Benefit Enhancements and Liability Exposure Lead to Safety Improvements
Morantz mentioned a prior research finding that a rise in benefits can spur employers to invest more heavily in safety. Also, the study says the significantly lower frequency of severe, traumatic accident claims “provides strong evidence for a real safety effect, which is precisely what economic theory would lead one to expect. [Texas option employers] are, at least in theory, internalizing all of the costs associated with workplace accidents (including tort liability), which should induce them to invest more in safety-enhancing technologies.” The negligence liability exposure for employers that elect the Texas option “may prove costly in exceptional cases” and “may strengthen their incentives to implement costly safety improvements” which, in turn, offsets the above moral hazard effects.
Grounds for Denying or Terminating Benefits
Morantz found the majority of private plans include more grounds for denying claims or terminating benefits in particular cases than are commonly found in workers’ compensation. These provisions focus on employee accountability just before or after the injury takes place and on the nature of the injury. (Those provisions are commonly subject to a “good cause” exception that must be administered by a fiduciary under ERISA in the best interests of the injured worker.)
Impact of Employment Status
Contrary to option critics’ claims that all injury benefits cease upon any termination of employment, Morantz found that medical benefits continue unless the employee is fired for gross misconduct.
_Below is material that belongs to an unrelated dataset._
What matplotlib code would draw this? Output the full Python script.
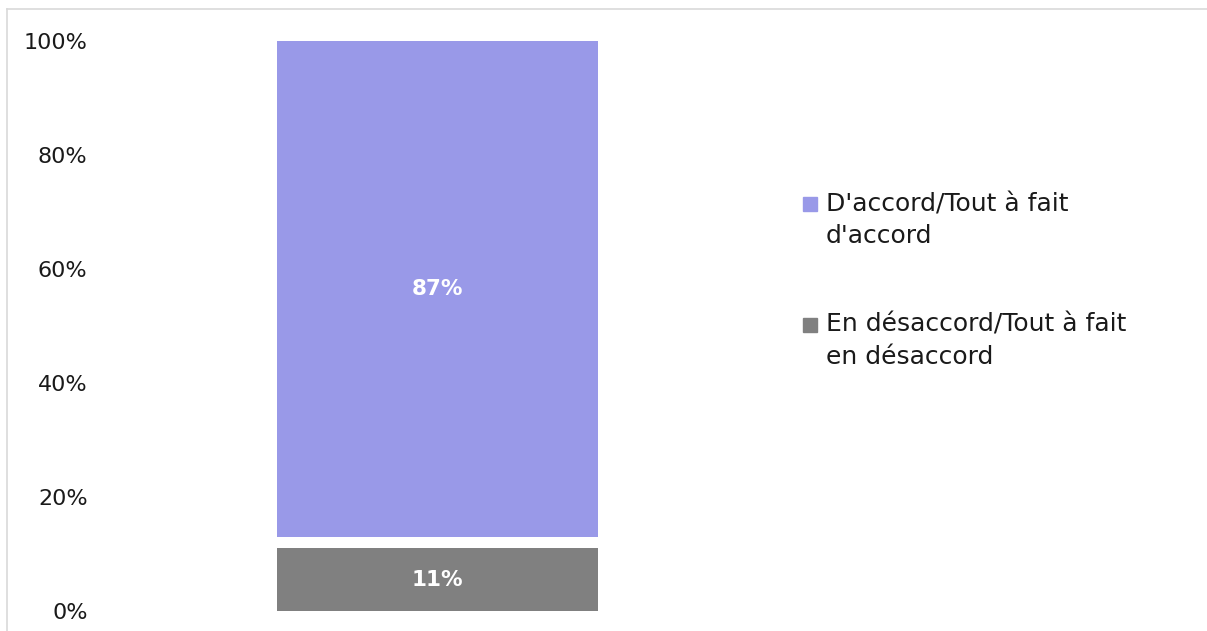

She also found that option plans commonly do not terminate wage-replacement benefits if an employee is laid off, but such benefits do cease if the employee voluntarily quits or is fired for other reasons. Only one study participant’s plan reserved the right to terminate wage-replacement benefits if the employee was fired for any reason at all.
See Also: What Schrodinger Says on Opt-Out
Retaliatory Discharge Claims
Morantz noted that the Texas’ Workers’ Compensation Act protects employees who file workers’ compensation claims from retaliatory discharge but that employees covered by option programs enjoy no similar protection under state law. However, she also noted the anti-discrimination/anti-retaliation claim available to workers under Section 510 of ERISA.
Drop in Texas Workers’ Compensation Rates as Large Employers Moved to the Option
Although very small firms (those with one to four employees) have always been disproportionately likely to forgo participation in Texas workers’ compensation, Morantz noted that substantial numbers of very large employers (those employing at least 500 workers) began doing so around the turn of the millennium. In 2001, Texas had among the highest reported cost-per-claim among the 14 states included in the annual Workers’ Compensation Research Institute (WCRI) cost benchmarking study. Since then, both medical costs and indemnity payments per claim under Texas workers’ compensation have plummeted.
Need for More Study
Morantz concluded there is an urgent need for further analysis of the economic and distributional effects of workers’ compensation systems co-existing with privately provided forms of occupational injury insurance. This includes the need to further (1) identify which specific characteristics of private plans are producing the majority of cost savings, (2) study potential cost-shifting to government programs or group health plans and (3) consider differences between option programs sponsored by small-, medium- and large-sized employers.